This story makes my heart hurt.
Joaquin Luna, a high school senior in California, committed suicide on Friday. He wanted to become an engineer to provide a better life for his mother, but realized that his status as an illegal immigrant made that impossible. Despondent over the failure of the DREAM act to pass, he dressed up in a suit and tie, said goodbye to his family, and shot himself in the head.
Any parent knows, intuitively, that the death of a child is the single worst thing that can happen. My condolences to his family, and to all who knew him.
I’ll concede upfront that it’s impossible to know everything that was going on in someone’s mind. Many people face obstacles and disappointments and don’t respond the way he did.
But it’s hard not to admit that he had a point. That’s what makes the story even more wrenching than so many others.
The DREAM act offers legal status to people who came to this country illegally as young children, conditional on their attainment of a college degree or on performing military service. It gives people who simply came with their parents a chance to attain full membership in the society in which they grew up. Since many of the people covered by the act came across the border as toddlers or young children, the United States is really their home. K-12 districts are required to educate these kids, so many of these kids go all the way through and graduate, only to hit a wall at the end of high school.
I recognize that there are complicated issues around adult immigration. But around kids who come with their parents, I have a hard time seeing it. Joaquin saw, correctly, that he was essentially confined to a lower caste through no fault of his own. He got the message -- again, with some warrant -- that the United States didn’t really want him. And since he wanted so badly to be here and to work hard for his family -- values that, in other contexts, we claim to hold -- he just couldn’t accept a life sentence to being the working poor.

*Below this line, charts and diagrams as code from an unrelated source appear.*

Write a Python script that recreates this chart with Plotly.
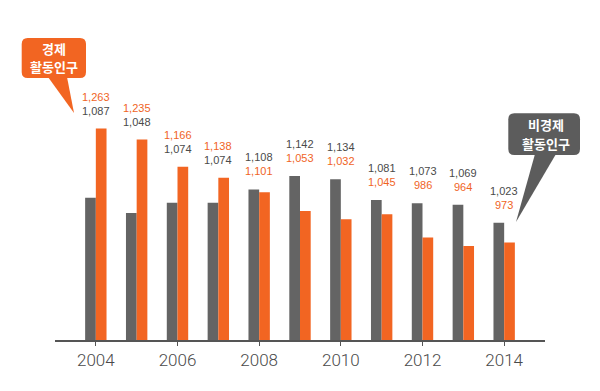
import plotly.graph_objects as go

# ---- data ----
years = [2004, 2005, 2006, 2007, 2008, 2009, 2010, 2011, 2012, 2013, 2014]
econ_active = [1263, 1235, 1166, 1138, 1101, 1053, 1032, 1045, 986, 964, 973]        # 경제활동인구 (orange)
non_econ_active = [1087, 1048, 1074, 1074, 1108, 1142, 1134, 1081, 1073, 1069, 1023]  # 비경제활동인구 (gray)
tick_years = [2004, 2006, 2008, 2010, 2012, 2014]
callout_econ = ["경제", "활동인구"]
callout_non_econ = ["비경제", "활동인구"]

# ---- style ----
W, H = 600, 391
L, R, T, B = 55, 55, 20, 51
GRAY = "#646464"
ORANGE = "#F26522"
GRAY_TXT = "#4a4a4a"
ORANGE_TXT = "#F0641F"
FONT = "Liberation Sans, Arial, sans-serif"
KFONT = "Noto Sans CJK KR, sans-serif"

fig = go.Figure()
fig.add_trace(go.Bar(x=years, y=non_econ_active, marker=dict(color=GRAY, line=dict(width=0)),
                     name="비경제활동인구", hoverinfo="skip"))
fig.add_trace(go.Bar(x=years, y=econ_active, marker=dict(color=ORANGE, line=dict(width=0)),
                     name="경제활동인구", hoverinfo="skip"))

annotations = []
for yr, o, g in zip(years, econ_active, non_econ_active):
    top = max(o, g)
    if o >= g:
        upper, uc, lower, lc = o, ORANGE_TXT, g, GRAY_TXT
    else:
        upper, uc, lower, lc = g, GRAY_TXT, o, ORANGE_TXT
    annotations.append(dict(x=yr, y=top, xref="x", yref="y", text=f"{upper:,}", showarrow=False,
                            yanchor="middle", yshift=32, font=dict(size=11, color=uc, family=FONT)))
    annotations.append(dict(x=yr, y=top, xref="x", yref="y", text=f"{lower:,}", showarrow=False,
                            yanchor="middle", yshift=18, font=dict(size=11, color=lc, family=FONT)))


def P(x, y):
    return ((x - L) / (W - L - R), (H - B - y) / (H - T - B))


def pstr(x, y):
    a, b = P(x, y)
    return f"{a:.5f},{b:.5f}"


def rrect(x0, y0, x1, y1, r):
    return (f"M{pstr(x0 + r, y0)} L{pstr(x1 - r, y0)} Q{pstr(x1, y0)} {pstr(x1, y0 + r)} "
            f"L{pstr(x1, y1 - r)} Q{pstr(x1, y1)} {pstr(x1 - r, y1)} "
            f"L{pstr(x0 + r, y1)} Q{pstr(x0, y1)} {pstr(x0, y1 - r)} "
            f"L{pstr(x0, y0 + r)} Q{pstr(x0, y0)} {pstr(x0 + r, y0)} Z")


def tri(p1, p2, p3):
    return f"M{pstr(*p1)} L{pstr(*p2)} L{pstr(*p3)} Z"


shapes = [
    dict(type="path", xref="paper", yref="paper", path=rrect(21.7, 38, 86, 78, 6),
         fillcolor=ORANGE, line=dict(width=0)),
    dict(type="path", xref="paper", yref="paper", path=tri((48, 77), (67, 77), (74, 113)),
         fillcolor=ORANGE, line=dict(width=0)),
    dict(type="path", xref="paper", yref="paper", path=rrect(508.3, 113.3, 580, 155, 6),
         fillcolor="#5c5c5c", line=dict(width=0)),
    dict(type="path", xref="paper", yref="paper", path=tri((535, 154), (556, 154), (516, 222)),
         fillcolor="#5c5c5c", line=dict(width=0)),
]


def callout_text(lines, x, ys):
    for line, y in zip(lines, ys):
        cx, cy = P(x, y)
        annotations.append(dict(x=cx, y=cy, xref="paper", yref="paper", text=line, showarrow=False,
                                xanchor="center", yanchor="middle",
                                font=dict(size=13, color="white", family=KFONT, weight="bold")))


callout_text(callout_econ, 54, (49, 66))
callout_text(callout_non_econ, 546, (124.5, 143))

fig.update_layout(
    width=W, height=H,
    margin=dict(l=L, r=R, t=T, b=B, pad=0),
    paper_bgcolor="white", plot_bgcolor="white",
    barmode="group", bargap=0.476, bargroupgap=0,
    showlegend=False,
    annotations=annotations,
    shapes=shapes,
    xaxis=dict(range=[2003, 2015], tickmode="array", tickvals=tick_years,
               ticktext=[str(t) for t in tick_years],
               showline=True, linecolor="#555555", linewidth=1.5,
               ticks="outside", ticklen=4, tickwidth=1, tickcolor="#555555",
               showgrid=False, zeroline=False,
               tickfont=dict(size=17, color="#4a4a4a", family="Roboto, Liberation Sans, sans-serif",
                             weight=300)),
    yaxis=dict(range=[725, 1539], visible=False, showgrid=False, zeroline=False),
)

fig.write_html("out.html", config={"displayModeBar": False, "staticPlot": True},
               post_script="document.body.style.margin='0';document.body.style.overflow='hidden';")
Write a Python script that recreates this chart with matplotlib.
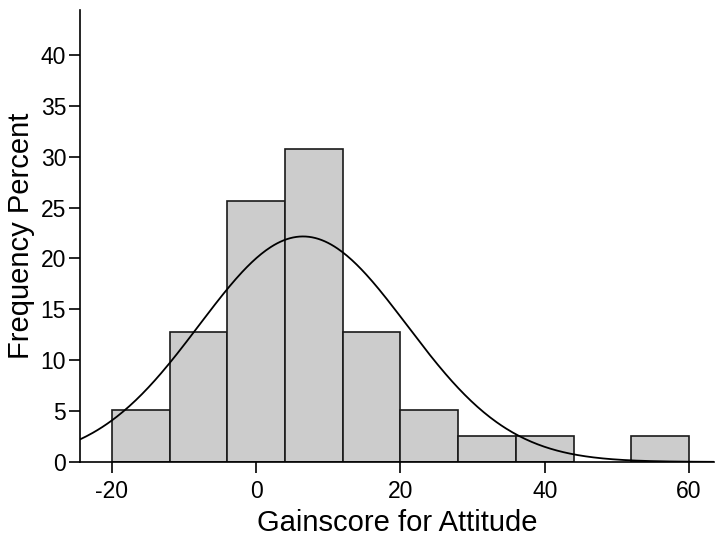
import numpy as np
import matplotlib
matplotlib.use("Agg")
import matplotlib.pyplot as plt

plt.rcParams['font.family'] = ['Liberation Sans', 'DejaVu Sans']
plt.rcParams['axes.unicode_minus'] = False

# histogram bins (left edges) and percentages
bin_left = [-20, -12, -4, 4, 12, 20, 28, 36, 44, 52]
bin_width = 8
percent = [5.13, 12.82, 25.64, 30.77, 12.82, 5.13, 2.56, 2.56, 0.0, 2.56]

# fitted normal curve
curve_mean = 6.5
curve_sd = 14.4

fig = plt.figure(figsize=(7.15, 5.39), dpi=100)
ax = fig.add_axes([0.112, 0.143, 0.887, 0.838])

bars = [(l, p) for l, p in zip(bin_left, percent) if p > 0]
ax.bar([b[0] for b in bars], [b[1] for b in bars], width=bin_width, align='edge',
       color='#cccccc', edgecolor='#1a1a1a', linewidth=1.2, zorder=2)

xs = np.linspace(-24.4, 63.5, 400)
ys = 100 * bin_width / (curve_sd * np.sqrt(2 * np.pi)) * np.exp(-0.5 * ((xs - curve_mean) / curve_sd) ** 2)
ax.plot(xs, ys, color='black', linewidth=1.3, zorder=3)

ax.set_xlim(-24.4, 63.5)
ax.set_ylim(0, 44.4)
ax.set_xticks([-20, 0, 20, 40, 60])
ax.set_yticks([0, 5, 10, 15, 20, 25, 30, 35, 40])
ax.spines['top'].set_visible(False)
ax.spines['right'].set_visible(False)
ax.spines['left'].set_linewidth(1.2)
ax.spines['bottom'].set_linewidth(1.2)
ax.tick_params(axis='both', labelsize=16.5, length=8, width=1.2, direction='out')
ax.tick_params(axis='y', pad=2)
ax.tick_params(axis='x', pad=5)

ax.set_xlabel('Gainscore for Attitude', fontsize=21, labelpad=4)
ax.set_ylabel('Frequency Percent', fontsize=21, labelpad=4)

fig.savefig('out.png', dpi=100)
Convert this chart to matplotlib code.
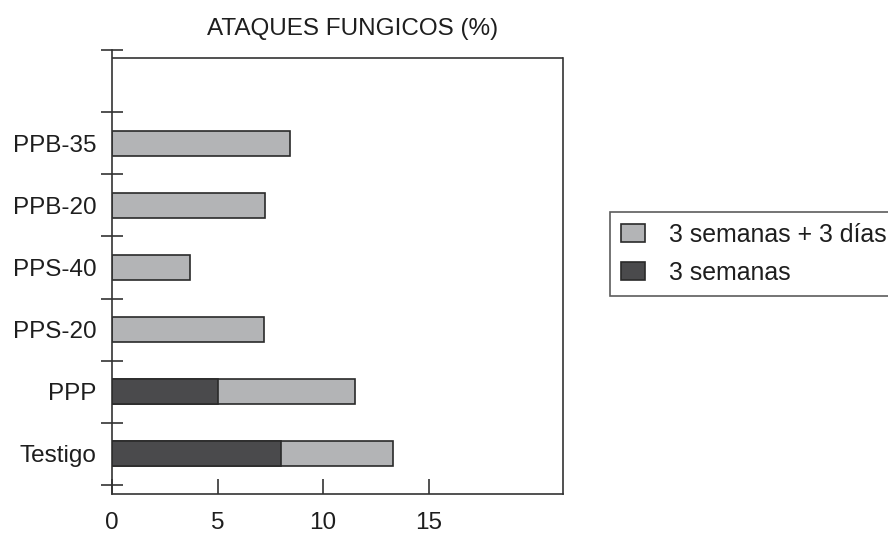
import numpy as np
import matplotlib
matplotlib.use("Agg")
import matplotlib.pyplot as plt
from matplotlib.patches import Patch

plt.rcParams['font.family'] = ['Liberation Sans', 'DejaVu Sans']

# data, bottom to top
categories = ["Testigo", "PPP", "PPS-20", "PPS-40", "PPB-20", "PPB-35"]
tres_semanas = [8.0, 5.0, 0, 0, 0, 0]
tres_semanas_3dias = [13.3, 11.5, 7.2, 3.7, 7.25, 8.45]
x_ticks = [0, 5, 10, 15]

light = "#b3b4b6"
dark = "#4a4a4c"
edge = "#2a2a2a"
txt = "#1e1e1e"

fig = plt.figure(figsize=(8.88, 5.34), dpi=100)
ax = fig.add_axes([0.1261, 0.0749, 0.5076, 0.8315])

ypos = np.arange(len(categories))
ax.barh(ypos, tres_semanas_3dias, height=0.40, color=light,
        edgecolor=edge, linewidth=1.2, zorder=2)
# only draw the dark part where there is one
idx = [i for i, v in enumerate(tres_semanas) if v > 0]
ax.barh(ypos[idx], [tres_semanas[i] for i in idx], height=0.40, color=dark,
        edgecolor=edge, linewidth=1.2, zorder=3)

ax.set_xlim(0, 21.35)
ax.set_ylim(-0.645, 6.5)

##spines
for s in ["left", "bottom", "right"]:
    ax.spines[s].set_color("#333333")
    ax.spines[s].set_linewidth(1.2)
ax.spines["top"].set_visible(False)
top_y = 6.376
ax.spines["right"].set_bounds(-0.645, top_y)
ax.axhline(top_y, color="#333333", linewidth=1.2, zorder=4)

##x axis
ax.set_xticks(x_ticks)
ax.set_xticklabels([str(v) for v in x_ticks])
ax.tick_params(axis="x", direction="in", length=10.8, width=1.2,
               color="#333333", labelsize=17.5, labelcolor=txt, pad=13)

##y axis: separator ticks + labels at centers
ax.set_yticks(np.arange(-0.5, 7, 1))
ax.set_yticklabels([])
ax.tick_params(axis="y", which="major", direction="inout", length=15.8,
               width=1.2, color="#333333")
ax.set_yticks(ypos, minor=True)
ax.set_yticklabels(categories, minor=True)
ax.tick_params(axis="y", which="minor", length=0, labelsize=17.5,
               labelcolor=txt, pad=11)

fig.text(353 / 888, 1 - 35 / 534, "ATAQUES FUNGICOS (%)", ha="center",
         va="baseline", fontsize=17.5, color=txt)

handles = [Patch(facecolor=light, edgecolor=edge, linewidth=1.2),
           Patch(facecolor=dark, edgecolor=edge, linewidth=1.2)]
leg = fig.legend(handles, ["3 semanas + 3 días", "3 semanas"],
                 loc="upper left", bbox_to_anchor=(609.5 / 888, 1 - 211.7 / 534),
                 fontsize=17.9, handlelength=0.98, handleheight=0.76,
                 handletextpad=0.95, labelspacing=0.56, borderpad=0.45,
                 borderaxespad=0, fancybox=False, frameon=True)
leg.get_frame().set_edgecolor("#333333")
leg.get_frame().set_linewidth(1.2)
for t in leg.get_texts():
    t.set_color(txt)

fig.savefig("out.png", dpi=100)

It’s fashionable lately for people with highfalutin’ degrees to ask whether college is necessary. But on the ground, it clearly is. Yes, student loan debt is a serious issue, but the basic truth still holds that you’re economically better off with a degree than without one.
Yes, there should be economically viable alternatives for people who don’t go to college. But that category shouldn’t be decided by the time a kid is six years old. The way to tamp down the student loan bubble isn’t to ban brown people from college; it’s to get costs under control and restore subsidies through progressive taxation.
Joaquin Luna was, I’m sure, a complicated, three-dimensional person. It would be a mistake to reduce his suicide to a simple political statement. But it would also be a mistake to ignore the message that he was apparently trying to send. He saw that his adopted country was willing to visit the sins of the father upon the son, and the burden was too great for him to bear. Now a family is grieving, and a country has lost a driven young man cursed with insight.
I hope that when the act comes up again -- and passes -- it bears his name. Let the Joaquin Luna DREAM act ensure that we never consign anyone to a lower caste because he followed his parents here as a child.